Issued on July 4, 2026, by the Ministry of Information and Broadcasting (I&B), the notice warns of severe legal action if the platform fails to overhaul its digital safety filters and submit a detailed report within a strict 15-day deadline.
1. Shifting to “Platform Accountability”
Government officials emphasized that this move represents a permanent pivot in how India handles online copyright infringement.
Historically, the government has acted in a piecemeal fashion—previously shutting down more than 3,000 individual Telegram piracy channels. However, the I&B Ministry has made it clear that a purely reactive, channel-by-channel approach is no longer acceptable. The onus is now squarely on Telegram to build proactive systems that detect, report, and block access to infringing media.
The Government’s Directive: “Telegram cannot merely wait for the government to identify each piracy channel one by one. A purely reactive, channel-by-channel takedown approach may not be enough to demonstrate due diligence by the platform, as required under the IT Act, 2000, and the IT Rules, 2021.”
2. Strict Demands in the 15-Day Notice
The Centre has provided Telegram with a comprehensive list of actionable directives to safeguard India’s creator economy, broadcasters, and film distributors:
- Targeting Repeat Offenders: The platform must go beyond dropping individual channels and aggressively ban repeat-infringing groups, bots, user accounts, administrators, and any associated network entities.

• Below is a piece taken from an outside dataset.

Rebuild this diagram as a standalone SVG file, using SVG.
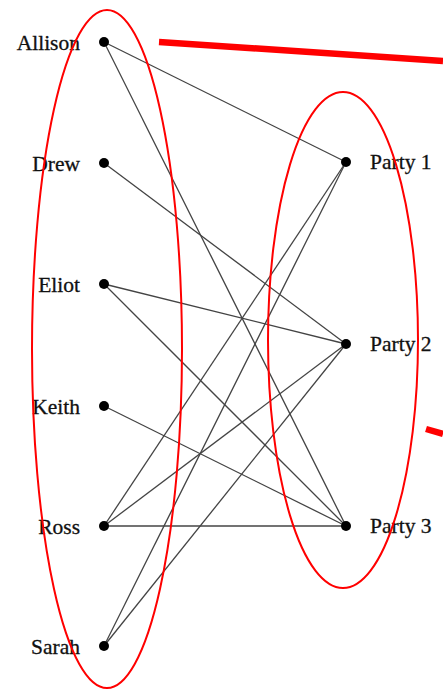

- System Overhaul: Telegram is required to significantly strengthen its underlying systems for the automatic detection, disabling, and deletion of copyrighted audio-visual material.
- Grievance Redressal: The platform must share transparent, dedicated grievance redressal pathways specifically built for producers, OTT platforms, and law enforcement agencies to flag violations instantly.
- The Action Taken Report (ATR): Telegram has exactly 15 days to turn over a comprehensive ATR detailing the architectural and administrative steps it is adopting to comply.
3. The Threat of Criminal Prosecution
The Ministry explicitly reminded Telegram that copyright infringement in India is treated as a criminal offense under both the Copyright Act, 1957, and the Cinematograph Act, 1952.
If the company provides an evasive response, incomplete data, or continues to allow widespread piracy, it risks losing its “safe harbor” legal immunity as an intermediary under Section 79 of the IT Act. This would expose the platform and its executives to direct criminal liability and potential prosecution.
This notice adds to a turbulent period for Telegram in India. Just last month, the Ministry of Electronics and Information Technology (MeitY) imposed a temporary ban on the platform between June 16 and June 22 to prevent exam cheating rackets ahead of the NEET-UG re-examination. With the Delhi High Court recently upholding the government’s authority to enforce such blocks, Telegram faces intense pressure to fully comply with New Delhi’s digital mandates.